Scan each line of the records for the word "matplotlib" and extract the ones that have it.

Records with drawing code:
________________________

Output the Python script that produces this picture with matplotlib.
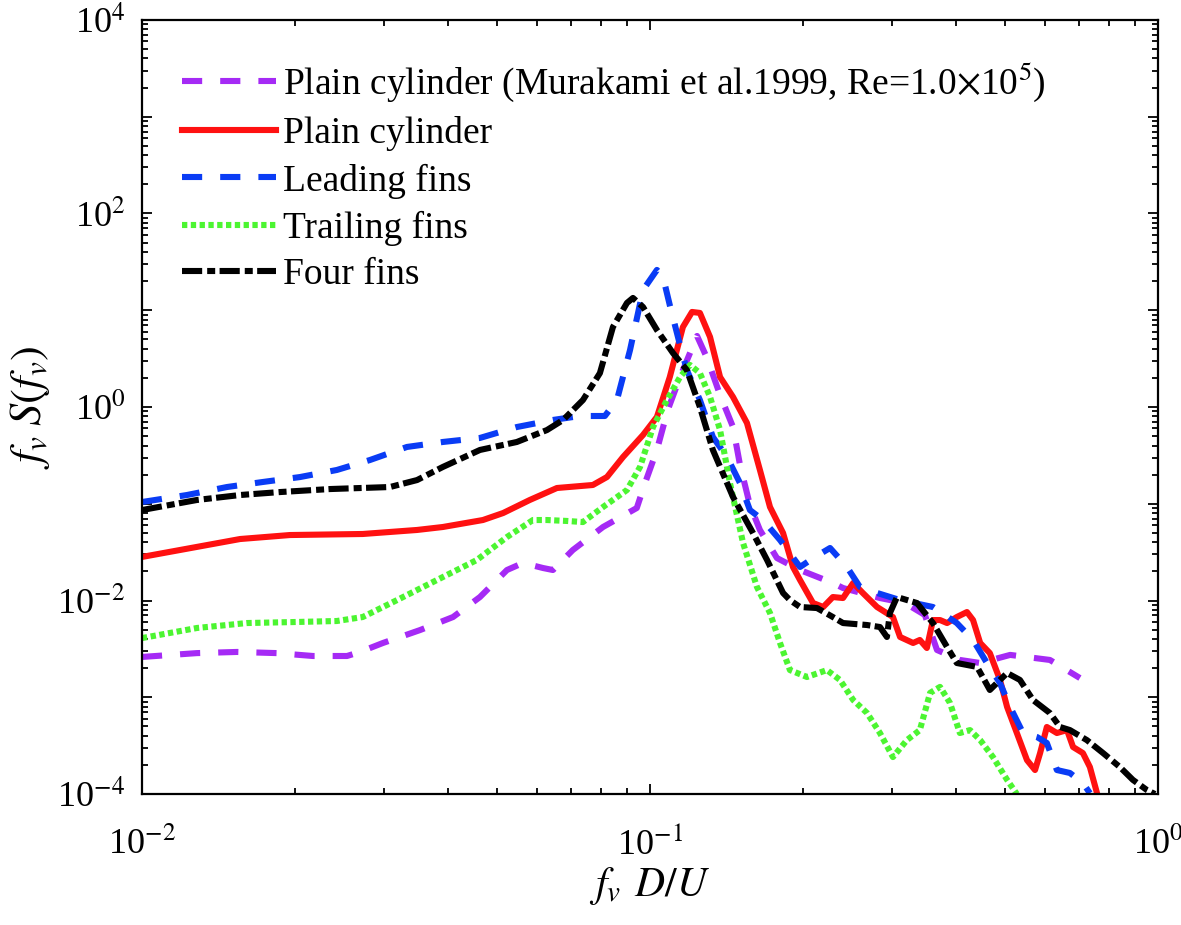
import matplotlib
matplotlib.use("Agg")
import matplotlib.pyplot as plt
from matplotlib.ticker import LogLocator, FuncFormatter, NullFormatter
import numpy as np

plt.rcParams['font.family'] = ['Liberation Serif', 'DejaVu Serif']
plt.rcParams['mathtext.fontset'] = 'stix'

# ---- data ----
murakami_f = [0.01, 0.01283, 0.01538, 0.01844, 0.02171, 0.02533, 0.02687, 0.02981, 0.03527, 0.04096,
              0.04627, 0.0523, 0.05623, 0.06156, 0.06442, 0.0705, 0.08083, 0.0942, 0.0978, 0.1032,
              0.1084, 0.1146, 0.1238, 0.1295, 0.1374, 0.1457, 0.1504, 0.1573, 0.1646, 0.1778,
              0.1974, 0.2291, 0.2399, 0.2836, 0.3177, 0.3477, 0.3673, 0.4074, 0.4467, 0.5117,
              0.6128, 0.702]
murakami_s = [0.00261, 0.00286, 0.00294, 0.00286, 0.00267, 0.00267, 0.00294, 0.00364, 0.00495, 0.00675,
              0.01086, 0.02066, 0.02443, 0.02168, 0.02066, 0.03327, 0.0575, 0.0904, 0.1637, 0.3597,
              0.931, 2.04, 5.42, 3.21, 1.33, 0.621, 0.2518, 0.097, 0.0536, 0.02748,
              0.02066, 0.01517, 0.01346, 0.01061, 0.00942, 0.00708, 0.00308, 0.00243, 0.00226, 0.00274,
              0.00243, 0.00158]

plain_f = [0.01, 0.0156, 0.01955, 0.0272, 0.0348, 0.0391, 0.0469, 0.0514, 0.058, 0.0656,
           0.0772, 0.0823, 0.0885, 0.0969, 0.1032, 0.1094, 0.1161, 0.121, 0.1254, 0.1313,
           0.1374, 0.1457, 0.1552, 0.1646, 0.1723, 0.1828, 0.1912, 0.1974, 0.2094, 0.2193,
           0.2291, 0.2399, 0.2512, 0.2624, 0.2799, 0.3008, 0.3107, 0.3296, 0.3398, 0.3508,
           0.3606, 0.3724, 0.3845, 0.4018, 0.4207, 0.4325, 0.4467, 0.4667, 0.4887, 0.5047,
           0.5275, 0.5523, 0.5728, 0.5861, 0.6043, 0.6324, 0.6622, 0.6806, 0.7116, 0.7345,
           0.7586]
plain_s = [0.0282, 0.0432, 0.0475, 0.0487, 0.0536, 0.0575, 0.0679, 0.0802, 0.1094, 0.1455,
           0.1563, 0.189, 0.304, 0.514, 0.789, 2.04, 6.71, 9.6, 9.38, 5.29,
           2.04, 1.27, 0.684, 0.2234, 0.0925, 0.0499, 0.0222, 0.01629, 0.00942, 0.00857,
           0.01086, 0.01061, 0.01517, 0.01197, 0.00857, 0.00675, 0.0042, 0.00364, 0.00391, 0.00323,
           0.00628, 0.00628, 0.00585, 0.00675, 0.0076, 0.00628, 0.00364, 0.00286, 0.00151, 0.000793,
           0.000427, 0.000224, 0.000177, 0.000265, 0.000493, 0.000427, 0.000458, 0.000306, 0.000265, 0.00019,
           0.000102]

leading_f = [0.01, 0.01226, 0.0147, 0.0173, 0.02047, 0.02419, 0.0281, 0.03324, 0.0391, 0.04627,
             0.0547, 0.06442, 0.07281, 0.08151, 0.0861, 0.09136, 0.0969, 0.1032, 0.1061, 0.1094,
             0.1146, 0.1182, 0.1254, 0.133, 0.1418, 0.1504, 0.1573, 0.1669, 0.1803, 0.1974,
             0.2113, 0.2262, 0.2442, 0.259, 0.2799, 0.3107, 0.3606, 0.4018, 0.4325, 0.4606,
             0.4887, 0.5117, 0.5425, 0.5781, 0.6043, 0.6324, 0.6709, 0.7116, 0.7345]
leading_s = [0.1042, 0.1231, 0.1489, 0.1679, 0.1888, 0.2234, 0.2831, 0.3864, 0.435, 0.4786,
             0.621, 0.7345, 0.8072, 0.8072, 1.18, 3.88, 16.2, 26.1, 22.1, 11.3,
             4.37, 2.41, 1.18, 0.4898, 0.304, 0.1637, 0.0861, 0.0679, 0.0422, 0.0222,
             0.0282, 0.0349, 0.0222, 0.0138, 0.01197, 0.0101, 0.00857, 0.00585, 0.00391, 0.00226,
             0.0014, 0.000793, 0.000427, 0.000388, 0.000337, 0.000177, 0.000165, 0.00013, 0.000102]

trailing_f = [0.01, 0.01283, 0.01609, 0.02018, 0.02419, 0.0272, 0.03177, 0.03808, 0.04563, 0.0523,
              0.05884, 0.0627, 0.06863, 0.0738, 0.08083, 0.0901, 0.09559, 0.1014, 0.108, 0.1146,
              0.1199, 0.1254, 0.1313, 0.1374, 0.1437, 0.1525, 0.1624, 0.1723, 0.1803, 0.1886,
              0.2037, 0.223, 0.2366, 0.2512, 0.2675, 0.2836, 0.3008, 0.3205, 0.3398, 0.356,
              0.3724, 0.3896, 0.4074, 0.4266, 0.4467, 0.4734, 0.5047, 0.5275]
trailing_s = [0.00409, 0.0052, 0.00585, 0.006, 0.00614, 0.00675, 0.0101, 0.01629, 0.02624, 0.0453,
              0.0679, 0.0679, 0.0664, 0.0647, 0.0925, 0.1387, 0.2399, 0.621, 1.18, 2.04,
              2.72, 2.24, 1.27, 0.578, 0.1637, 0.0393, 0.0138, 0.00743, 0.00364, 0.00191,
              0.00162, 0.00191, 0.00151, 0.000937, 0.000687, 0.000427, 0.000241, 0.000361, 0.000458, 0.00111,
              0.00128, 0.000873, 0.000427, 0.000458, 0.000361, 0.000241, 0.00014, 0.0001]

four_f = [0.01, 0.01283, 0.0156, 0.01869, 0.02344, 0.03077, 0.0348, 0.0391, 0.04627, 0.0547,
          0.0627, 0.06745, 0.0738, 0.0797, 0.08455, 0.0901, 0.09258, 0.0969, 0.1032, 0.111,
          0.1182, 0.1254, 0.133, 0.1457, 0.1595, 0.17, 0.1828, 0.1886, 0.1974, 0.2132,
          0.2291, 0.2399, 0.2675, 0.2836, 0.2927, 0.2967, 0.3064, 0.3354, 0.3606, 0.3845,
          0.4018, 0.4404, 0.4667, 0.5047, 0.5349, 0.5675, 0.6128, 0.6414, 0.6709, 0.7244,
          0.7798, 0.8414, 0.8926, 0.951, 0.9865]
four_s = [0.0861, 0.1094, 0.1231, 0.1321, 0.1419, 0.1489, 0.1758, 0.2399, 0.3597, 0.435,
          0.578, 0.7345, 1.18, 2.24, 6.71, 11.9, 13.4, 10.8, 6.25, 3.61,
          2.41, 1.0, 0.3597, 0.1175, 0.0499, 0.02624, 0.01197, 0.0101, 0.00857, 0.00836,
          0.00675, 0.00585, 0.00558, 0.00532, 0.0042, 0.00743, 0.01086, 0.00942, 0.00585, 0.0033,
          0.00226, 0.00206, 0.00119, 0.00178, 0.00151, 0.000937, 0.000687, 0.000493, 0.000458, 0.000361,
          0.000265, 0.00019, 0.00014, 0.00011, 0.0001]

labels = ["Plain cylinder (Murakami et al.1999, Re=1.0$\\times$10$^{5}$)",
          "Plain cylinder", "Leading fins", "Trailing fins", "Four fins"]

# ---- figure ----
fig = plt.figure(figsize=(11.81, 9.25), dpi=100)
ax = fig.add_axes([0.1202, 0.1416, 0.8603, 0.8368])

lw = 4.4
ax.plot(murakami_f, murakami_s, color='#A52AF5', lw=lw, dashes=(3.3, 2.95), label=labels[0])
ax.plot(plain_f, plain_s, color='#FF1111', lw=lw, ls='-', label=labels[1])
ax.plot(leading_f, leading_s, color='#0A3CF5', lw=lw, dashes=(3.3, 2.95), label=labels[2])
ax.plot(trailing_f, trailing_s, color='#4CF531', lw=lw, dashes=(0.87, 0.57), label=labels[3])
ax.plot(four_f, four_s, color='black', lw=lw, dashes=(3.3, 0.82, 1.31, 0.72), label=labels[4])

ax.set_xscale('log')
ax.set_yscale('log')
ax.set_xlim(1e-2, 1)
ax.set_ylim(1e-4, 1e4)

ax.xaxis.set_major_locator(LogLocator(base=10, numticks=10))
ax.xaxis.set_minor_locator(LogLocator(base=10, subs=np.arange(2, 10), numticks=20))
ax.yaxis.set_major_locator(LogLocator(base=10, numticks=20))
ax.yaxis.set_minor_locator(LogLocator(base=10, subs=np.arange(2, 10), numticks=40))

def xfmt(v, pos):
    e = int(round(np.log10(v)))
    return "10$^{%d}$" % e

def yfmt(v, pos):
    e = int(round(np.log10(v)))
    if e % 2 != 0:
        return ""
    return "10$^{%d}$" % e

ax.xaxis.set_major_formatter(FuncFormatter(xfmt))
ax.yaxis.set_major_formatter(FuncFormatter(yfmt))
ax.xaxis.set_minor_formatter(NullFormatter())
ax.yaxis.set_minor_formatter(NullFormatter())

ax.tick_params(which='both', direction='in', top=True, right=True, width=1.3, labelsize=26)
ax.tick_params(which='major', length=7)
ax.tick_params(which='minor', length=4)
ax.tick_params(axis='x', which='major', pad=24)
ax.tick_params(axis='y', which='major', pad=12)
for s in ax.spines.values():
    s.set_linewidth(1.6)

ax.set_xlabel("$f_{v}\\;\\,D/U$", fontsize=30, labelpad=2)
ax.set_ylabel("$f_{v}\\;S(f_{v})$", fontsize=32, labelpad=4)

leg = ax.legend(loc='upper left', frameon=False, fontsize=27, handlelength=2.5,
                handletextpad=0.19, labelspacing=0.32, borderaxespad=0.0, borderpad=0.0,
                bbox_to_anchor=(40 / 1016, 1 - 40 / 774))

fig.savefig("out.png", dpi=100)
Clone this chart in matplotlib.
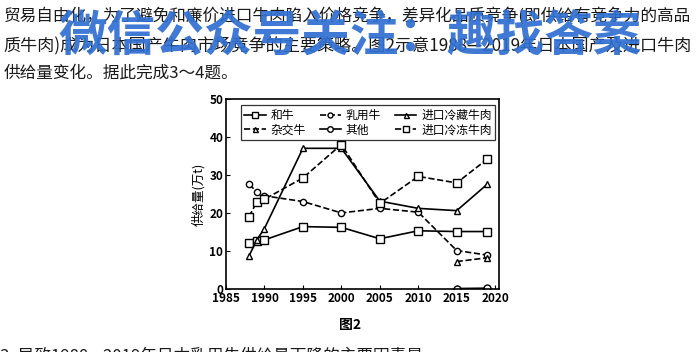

________________________

COMPLETE OUTPUT:
Output the Python script that produces this picture with matplotlib.
import matplotlib
matplotlib.use("Agg")
import matplotlib.pyplot as plt
from matplotlib.ticker import LogLocator, FuncFormatter, NullFormatter
Clone this chart in matplotlib.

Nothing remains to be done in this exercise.